*Raw records*.

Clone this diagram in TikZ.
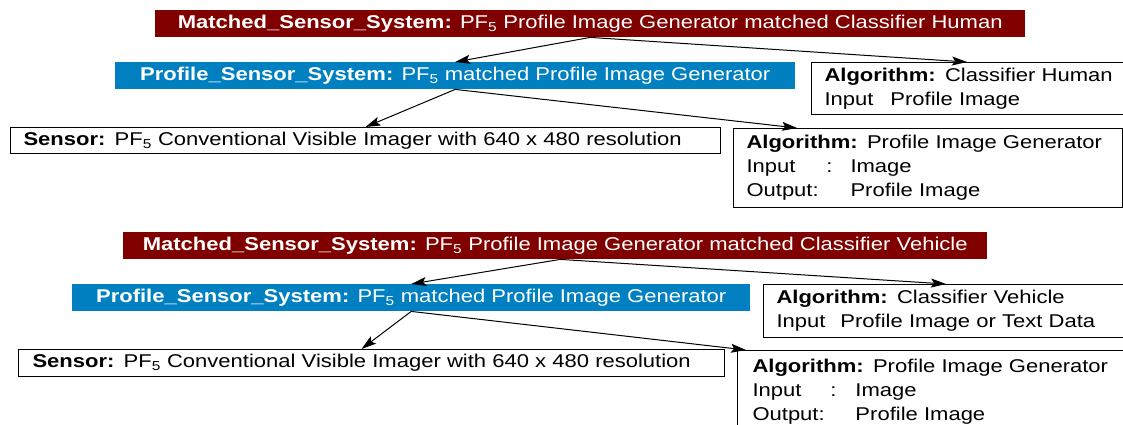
\documentclass[tikz,border=0pt]{standalone}
\usepackage{fontspec}
\setmainfont{Liberation Sans}[FakeStretch=1.19]
\usetikzlibrary{arrows.meta}
\definecolor{mred}{HTML}{800000}
\definecolor{pblue}{HTML}{0080C0}
\newcommand{\fs}{\fontsize{18.5}{24}\selectfont}
\tikzset{
  sysbox/.style={anchor=north west, fill=#1, text=white, inner sep=0pt, align=center, font=\fs},
  infobox/.style={anchor=north west, draw=black, line width=1pt, inner xsep=13pt, inner ysep=0pt, align=left, font=\fs},
  conn/.style={-{Stealth[length=15pt,width=9pt,inset=3pt]}, line width=1pt}
}
\begin{document}
\begin{tikzpicture}[x=1pt,y=-1pt]
\useasboundingbox (0,0) rectangle (1123,425);
\clip (0,0) rectangle (1123,425);
% ---------- top diagram ----------
\node[sysbox=mred, minimum width=870pt, minimum height=27pt] (m1) at (155,10)
  {\textbf{Matched\_Sensor\_System:} PF\textsubscript{5} Profile Image Generator matched Classifier Human};
\node[sysbox=pblue, minimum width=680pt, minimum height=27pt] (p1) at (115,62)
  {\textbf{Profile\_Sensor\_System:} PF\textsubscript{5} matched Profile Image Generator};
\node[infobox, text width=300pt, minimum height=52pt] (a1) at (811,62)
  {\textbf{Algorithm:} Classifier Human\\Input\hspace{17pt}Profile Image};
\node[infobox, text width=684pt, minimum width=710pt, minimum height=26pt] (s1) at (10,127)
  {\textbf{Sensor:} PF\textsubscript{5} Conventional Visible Imager with 640 x 480 resolution};
\node[infobox, text width=363pt, minimum width=389pt, minimum height=79pt] (g1) at (733,128)
  {\textbf{Algorithm:} Profile Image Generator\\\makebox[80pt][l]{Input}\makebox[24pt][l]{:}Image\\\makebox[104pt][l]{Output:}Profile Image};
\draw[conn] (m1.south) -- ([xshift=156pt]a1.north west);
\draw[conn] (m1.south) -- (p1.north);
\draw[conn] (p1.south) -- (s1.north);
\draw[conn] (p1.south) -- ([xshift=64pt]g1.north west);
% ---------- bottom diagram ----------
\node[sysbox=mred, minimum width=864pt, minimum height=27pt] (m2) at (123,232)
  {\textbf{Matched\_Sensor\_System:} PF\textsubscript{5} Profile Image Generator matched Classifier Vehicle};
\node[sysbox=pblue, minimum width=678pt, minimum height=27pt] (p2) at (72,284)
  {\textbf{Profile\_Sensor\_System:} PF\textsubscript{5} matched Profile Image Generator};
\node[infobox, text width=340pt, minimum width=366pt, minimum height=53pt] (a2) at (763,284)
  {\textbf{Algorithm:} Classifier Vehicle\\Input\hspace{15pt}Profile Image or Text Data};
\node[infobox, inner xsep=14pt, text width=678pt, minimum width=706pt, minimum height=27pt] (s2) at (18,349)
  {\textbf{Sensor:} PF\textsubscript{5} Conventional Visible Imager with 640 x 480 resolution};
\node[infobox, inner xsep=15pt, text width=370pt, minimum width=400pt, minimum height=82pt] (g2) at (737,350)
  {\textbf{Algorithm:} Profile Image Generator\\\makebox[78pt][l]{Input}\makebox[25pt][l]{:}Image\\\makebox[103pt][l]{Output:}Profile Image};
\draw[conn] ([xshift=5pt]m2.south) -- (p2.north);
\draw[conn] ([xshift=5pt]m2.south) -- ([xshift=183pt]a2.north west);
\draw[conn] (p2.south) -- ([xshift=-10pt]s2.north);
\draw[conn] (p2.south) -- ([xshift=9pt]g2.north west);
\end{tikzpicture}
\end{document}
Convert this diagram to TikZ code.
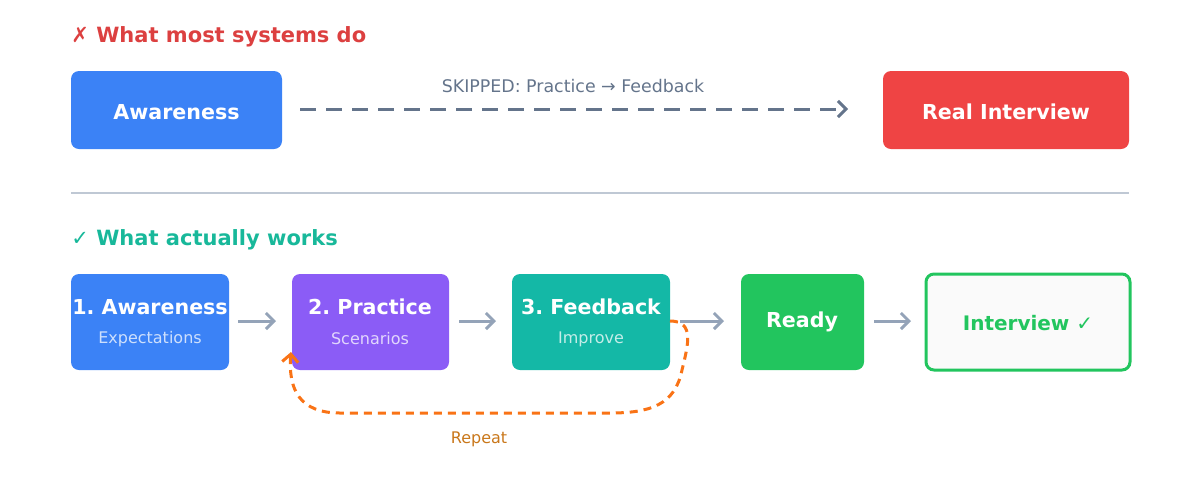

*Stated problem*. Quote all the lines above exactly as given. Do not include the pictures.

*Written solution*.
Clone this diagram in TikZ.
\documentclass[tikz,border=0pt]{standalone}
\usepackage{fontspec}
\setmainfont{Liberation Sans}[FakeStretch=1.19]
\usetikzlibrary{arrows.meta}
\definecolor{mred}{HTML}{800000}
\definecolor{pblue}{HTML}{0080C0}
\newcommand{\fs}{\fontsize{18.5}{24}\selectfont}
\tikzset{
  sysbox/.style={anchor=north west, fill=#1, text=white, inner sep=0pt, align=center, font=\fs},
  infobox/.style={anchor=north west, draw=black, line width=1pt, inner xsep=13pt, inner ysep=0pt, align=left, font=\fs},
  conn/.style={-{Stealth[length=15pt,width=9pt,inset=3pt]}, line width=1pt}
}
\begin{document}
\begin{tikzpicture}[x=1pt,y=-1pt]
\useasboundingbox (0,0) rectangle (1123,425);
\clip (0,0) rectangle (1123,425);
% ---------- top diagram ----------
\node[sysbox=mred, minimum width=870pt, minimum height=27pt] (m1) at (155,10)
  {\textbf{Matched\_Sensor\_System:} PF\textsubscript{5} Profile Image Generator matched Classifier Human};
\node[sysbox=pblue, minimum width=680pt, minimum height=27pt] (p1) at (115,62)
  {\textbf{Profile\_Sensor\_System:} PF\textsubscript{5} matched Profile Image Generator};
\node[infobox, text width=300pt, minimum height=52pt] (a1) at (811,62)
  {\textbf{Algorithm:} Classifier Human\\Input\hspace{17pt}Profile Image};
\node[infobox, text width=684pt, minimum width=710pt, minimum height=26pt] (s1) at (10,127)
  {\textbf{Sensor:} PF\textsubscript{5} Conventional Visible Imager with 640 x 480 resolution};
\node[infobox, text width=363pt, minimum width=389pt, minimum height=79pt] (g1) at (733,128)
  {\textbf{Algorithm:} Profile Image Generator\\\makebox[80pt][l]{Input}\makebox[24pt][l]{:}Image\\\makebox[104pt][l]{Output:}Profile Image};
\draw[conn] (m1.south) -- ([xshift=156pt]a1.north west);
\draw[conn] (m1.south) -- (p1.north);
\draw[conn] (p1.south) -- (s1.north);
\draw[conn] (p1.south) -- ([xshift=64pt]g1.north west);
% ---------- bottom diagram ----------
\node[sysbox=mred, minimum width=864pt, minimum height=27pt] (m2) at (123,232)
  {\textbf{Matched\_Sensor\_System:} PF\textsubscript{5} Profile Image Generator matched Classifier Vehicle};
\node[sysbox=pblue, minimum width=678pt, minimum height=27pt] (p2) at (72,284)
  {\textbf{Profile\_Sensor\_System:} PF\textsubscript{5} matched Profile Image Generator};
\node[infobox, text width=340pt, minimum width=366pt, minimum height=53pt] (a2) at (763,284)
  {\textbf{Algorithm:} Classifier Vehicle\\Input\hspace{15pt}Profile Image or Text Data};
\node[infobox, inner xsep=14pt, text width=678pt, minimum width=706pt, minimum height=27pt] (s2) at (18,349)
  {\textbf{Sensor:} PF\textsubscript{5} Conventional Visible Imager with 640 x 480 resolution};
\node[infobox, inner xsep=15pt, text width=370pt, minimum width=400pt, minimum height=82pt] (g2) at (737,350)
  {\textbf{Algorithm:} Profile Image Generator\\\makebox[78pt][l]{Input}\makebox[25pt][l]{:}Image\\\makebox[103pt][l]{Output:}Profile Image};
\draw[conn] ([xshift=5pt]m2.south) -- (p2.north);
\draw[conn] ([xshift=5pt]m2.south) -- ([xshift=183pt]a2.north west);
\draw[conn] (p2.south) -- ([xshift=-10pt]s2.north);
\draw[conn] (p2.south) -- ([xshift=9pt]g2.north west);
\end{tikzpicture}
\end{document}
Convert this diagram to TikZ code.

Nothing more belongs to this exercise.